Before I became pregnant with lil' Darlin,' my husband and I had decided that if we were to have kids, one of us would stay home full time with them. Well since it would have been nearly impossible to live on my measly salary as a Museum Educator/art center teacher/Buddhist high school art teacher/occasional writer for an art teacher magazine AND a writer for the Craft in America PBS series teachers' guides, we decided I'd be the one to stay home and raise our child. I actually think I needed to stay home just to get a break from keeping all those part time jobs under control...never knew if I was coming or going. And because he's an IT guy, he definitely has more job security.

It's really worked out great, as I love being home and taking care of the baby and house (on most days) and since my husband works up the street at the local university, he comes home for lunch and can take a few hours here or there if I have an appointment I don't want to take lil' Darlin' to. However, we've had to make some cutbacks to our spending to make up for the cut in our income. It's mostly been pretty easy, like not going out to eat, not buying new clothes, consolodating our car trips to save on gas, and cutting back on entertainment.

Since we aren't big movie buffs, I didn't miss the entertainment factor until now: this week we had to switch to basic cable. Our town's provider just raised the rates another $20 a month which is over $200 a year, so we had no choice but to scale back. I miss Bravo the most, as I love Project Runway and Kathy Griffin's shows. However, with the internet, you can find a lot of free shows online, and if you don't mind viewing them on a computer screen, you can save a little money on your cable bill if you'd like to downsize to basic cable. I should say that I haven't been watching much TV lately, because I don't want Soren to get used to it being on. I'd like for him to avoid TV until he's 3 or so, as I don't think much good can come out of infants watching it (sorry Teletubbies!).

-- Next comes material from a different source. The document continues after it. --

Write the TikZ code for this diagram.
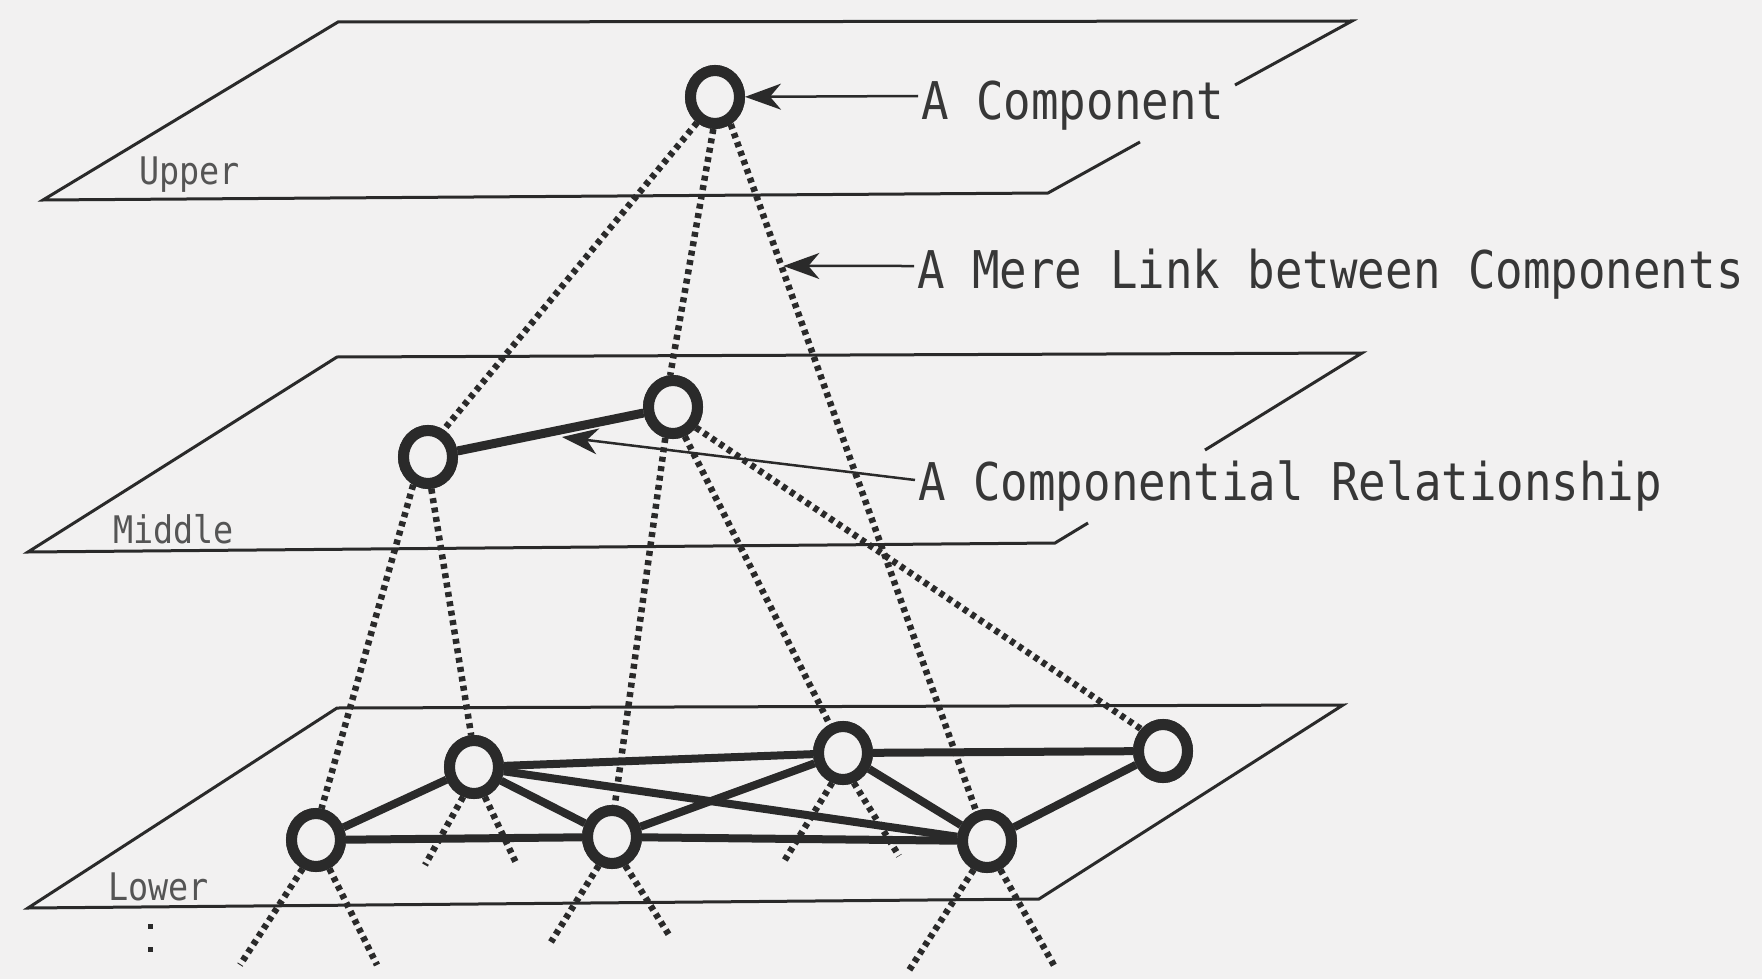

So last night, husband and I were watching some of the Tonight Show clips. Our favorites have always been Headlines and some of the funny product segments. There was an absolutely hysterical product that had us rolling. It's called The Smoker's Bib, and it's meant to prevent people from getting burn holes in their clothes. We were tempted to get some for our neighbors who our house adjoins to. Days when it's really windy, our house reeks...I just hope they don't ever cause a fire with a lit cigarette in bed or something. I never see the man outside without a lit cig.

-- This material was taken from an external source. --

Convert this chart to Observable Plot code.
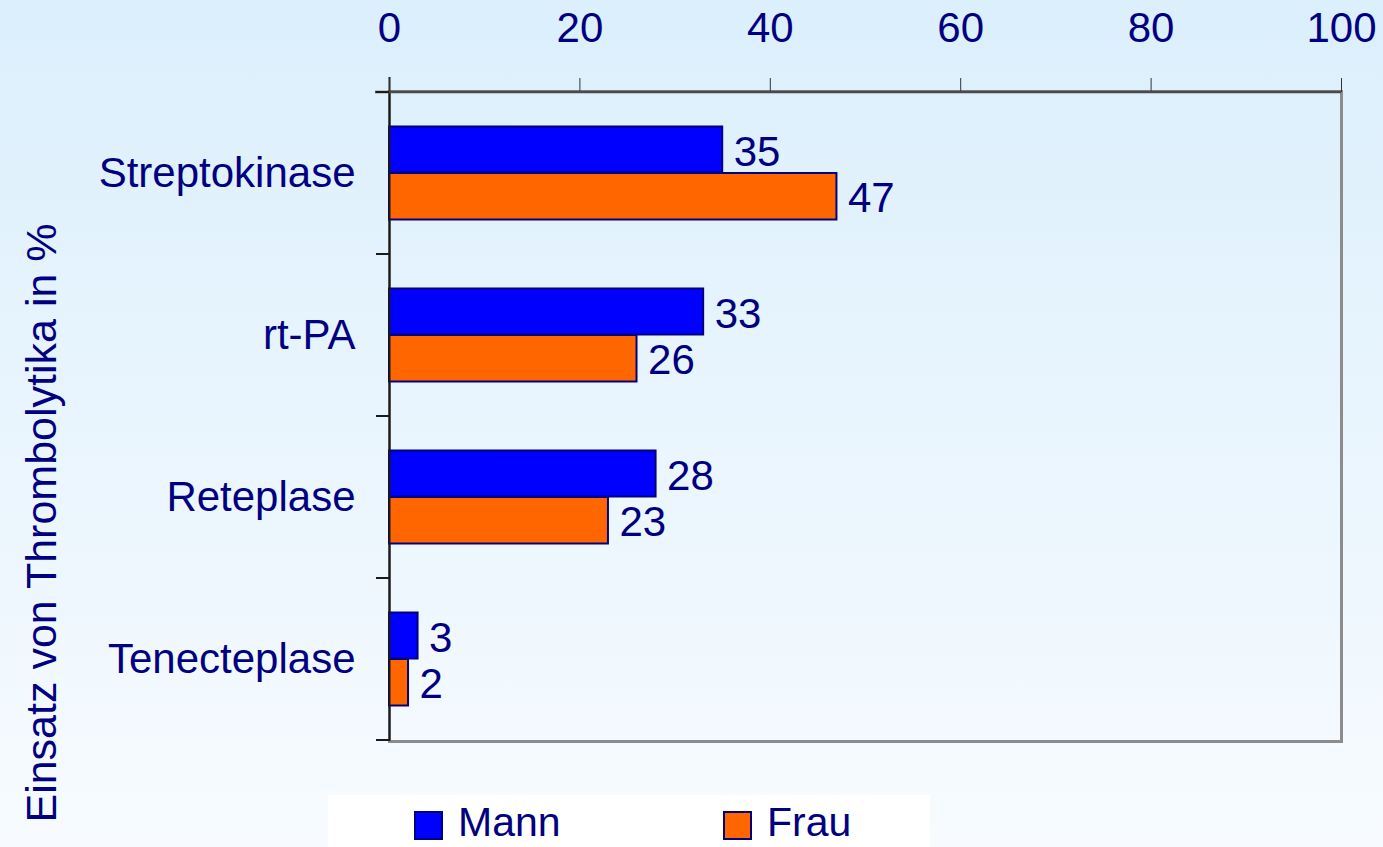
<!DOCTYPE html>
<html><head><meta charset="utf-8">
<script src="https://cdn.jsdelivr.net/npm/d3@7"></script>
<script src="https://cdn.jsdelivr.net/npm/@observablehq/plot@0.6"></script>
<style>
body{margin:0;}
#wrap{position:relative;width:1383px;height:847px;overflow:hidden;background:linear-gradient(#dbeffc,#f7fbff);font-family:"Liberation Sans",Arial,sans-serif;color:#000080;}
#ytitle{position:absolute;left:41px;top:523px;transform:translate(-50%,-50%) rotate(-90deg);font-size:43px;white-space:nowrap;line-height:1;}
#legend{position:absolute;left:328px;top:795px;width:602px;height:52px;background:#fff;}
.sw{position:absolute;top:16px;width:25px;height:25px;border:2px solid #000080;}
.lt{position:absolute;top:11px;font-size:41px;line-height:0.8;}
svg{position:absolute;left:0;top:0;}
</style></head><body><div id="wrap"><div id="ytitle"></div><div id="legend"></div></div>
<script>
const drugs = ["Streptokinase", "rt-PA", "Reteplase", "Tenecteplase"];
const series = ["Mann", "Frau"];
const mann = [35, 33, 28, 3];
const frau = [47, 26, 23, 2];
const xTicks = [0, 20, 40, 60, 80, 100];
const colors = ["#0000ff", "#ff6600"];
const yTitle = "Einsatz von Thrombolytika in %";

const data = drugs.flatMap((d, i) => [
  {drug: d, sex: series[0], value: mann[i]},
  {drug: d, sex: series[1], value: frau[i]}
]);
const dM = data.filter(d => d.sex === series[0]);
const dF = data.filter(d => d.sex === series[1]);

const plot = Plot.plot({
  width: 1383, height: 795,
  marginLeft: 389, marginRight: 42, marginTop: 91, marginBottom: 54,
  style: {background: "transparent", fontFamily: "Liberation Sans, Arial, sans-serif", fontSize: "42px", color: "#000080", overflow: "visible"},
  x: {domain: [0, 100]},
  y: {domain: drugs, padding: 0},
  color: {domain: series, range: colors},
  marks: [
    Plot.frame({stroke: "#8c8c8c", strokeWidth: 3}),
    Plot.barX(dM, {x: "value", y: "drug", fill: "sex", stroke: "#000080", strokeWidth: 2, insetTop: 34.5, insetBottom: 81.5}),
    Plot.barX(dF, {x: "value", y: "drug", fill: "sex", stroke: "#000080", strokeWidth: 2, insetTop: 81, insetBottom: 34.5}),
    Plot.text(dM, {x: "value", y: "drug", text: d => String(d.value), dx: 11, dy: -21, textAnchor: "start", fill: "#000080", fontSize: 42}),
    Plot.text(dF, {x: "value", y: "drug", text: d => String(d.value), dx: 11, dy: 25, textAnchor: "start", fill: "#000080", fontSize: 42}),
    Plot.ruleX([0], {stroke: "#1a1a1a", strokeWidth: 2, insetTop: -14}),
    Plot.axisX({anchor: "top", ticks: xTicks, tickSize: 14, tickPadding: 36, stroke: "#333", fill: "#000080", label: null}),
    Plot.axisY({tickSize: 0, tickPadding: 34, fill: "#000080", label: null})
  ]
});

const ys = plot.scale("y"), xs = plot.scale("x");
const x0 = xs.apply(0), x1 = xs.apply(100);
const bounds = drugs.map(d => ys.apply(d));
bounds.push(ys.apply(drugs[drugs.length - 1]) + ys.bandwidth);
const g = d3.select(plot).append("g");
g.append("line").attr("x1", x0 - 14).attr("x2", x1).attr("y1", bounds[0]).attr("y2", bounds[0]).attr("stroke", "#4a4a4a").attr("stroke-width", 2.5);
g.selectAll("line.b").data(bounds).join("line").attr("class", "b")
  .attr("x1", x0 - 13).attr("x2", x0).attr("y1", d => d).attr("y2", d => d)
  .attr("stroke", "#1a1a1a").attr("stroke-width", 2);

document.getElementById("wrap").appendChild(plot);
document.getElementById("ytitle").textContent = yTitle;
const leg = document.getElementById("legend");
const legX = [86, 395];
series.forEach((s, i) => {
  const sw = document.createElement("div");
  sw.className = "sw"; sw.style.left = legX[i] + "px"; sw.style.background = colors[i];
  const t = document.createElement("div");
  t.className = "lt"; t.style.left = (legX[i] + 44) + "px"; t.textContent = s;
  leg.appendChild(sw); leg.appendChild(t);
});
</script></body></html>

I suppose you could use this for haircuts too.

July 8, 2023

Did You Say Cardboard?

Check out these cool items made with cardboard. Quite eco-friendly. Click on the Boldfaced words to link to their source. Some of them are for sale.

Cardboard Speakers

Chair, stool and rocker from Foldschool
(free patterns on their site)

Cardboard Bicycle (it actually works and cost only $30)

Corrugated Cardboard Lights

Cardboard house (blueprints found HERE)

Cardboard Rocket Playhouse from Natural Pod (an awesome natural store for kids)

Too bad we just bundled the cardboard for recycling this evening...

June 27, 2023

Cloth Diapering

As if motherhood wasn't tiring enough, I've started using the cloth diapers I bought when I was pregnant (and a little more naive). For the first few months, they were too big for SoJo, so I held off. And the disposables, as much as I try to be eco-friendly, were easier, especially when dealing with a hyper-sensitive and cranky baby pretty much all day long. Actually, cloth diapering hasn't been that far the only issues I have with these are that you need to change your little pip more often (sometimes twice an hour) and that they seem a lot bulkier in the crotch, which makes me think SoJo will end up looking like a bow-legged cowboy. I am not like some people who are disgusted by the thought of messing with baby poop, so the cleaning part is not so bad. Plus he usually only has one poop a day now so it's mostly wet diapers I have to deal with. I am using Chinese prefolds and diaper covers, which are the most traditional and the cheapest, which is why I bought these. I didn't want to spend too much as I wasn't sure how I'd feel about using cloth diapers. I'd really like to try some of the all-in-one diapers or the ones with inserts, but we just don't have the money to spend on them right now, especially since the pre-folds are working fine. What gave me the confidence to use these is my mother-in-law who used them in the 70s and 80s with all three of her kids. For her it was a matter of economy, as my father-in-law was a trucker and she stayed at home. She showed me how to use them and how to clean them, and I figured if she could do it, I could too. At least I have the Snappi, an alternative to diaper pins, which I just couldn't get the hang of even after she showed me how to use them. My fingers just aren't so strong, and since I have a wiggle-worm instead of a baby, I'd be afraid I'd poke him.

These photos show him with the prefold and the Snappi and also with the Bummis diaper cover on top of the prefold. The cover works pretty well, but if there's a few pees in the diaper, like after a nap, it gets damp and I need to change it. Also I need to carefully attach the velcro tabs so that the edges of the hook side doesn't scratch his legs. But otherwise, the prints are cute and they were reasonably priced at Soft Cloth Bunz, where I bought all the diapering supplies. If you sign up for their emails, you get a coupon, I think it was for 10% off or something. And if I remember correctly, there was free shipping on items over $150, which is at least what you'll spend if you switch over to cloth. If anyone wants to know more details, please email me at I'd be happy to chat with you about my experiences!

June 26, 2023

Baking Bread

There's nothing like a looming stretch of 90 degree heat to make an idiot want to make bread. Of course I'm kidding, poking fun at myself for deciding to do just that. Seriously though, I recently found a really good online deal on a Sunbeam bread machine at Circuit City and decided I've waited long enough for one. It was only $38 with free shipping, which to me was a bargain. With the cost of bread and flour continually rising, I decided I'd rather make my own bread which is cheaper in the long run, healthier, and much much tastier than sandwich loaves. So far I've made 3 loaves, 2 of which were Honey Flax and were delicious, and this one, a sunflower/oat, which I have yet to taste. It's so easy to make, just drop in the wet ingredients, add the dry, and turn on the machine to whatever setting you need. I figure that I probably need to make about 20 loaves for it to be worth the price I paid, and assuming the machine doesn't break, I will definitely get my money's worth. I fantasize about baking up loaves with the dozens of soups I make all Fall and Winter. Yummy!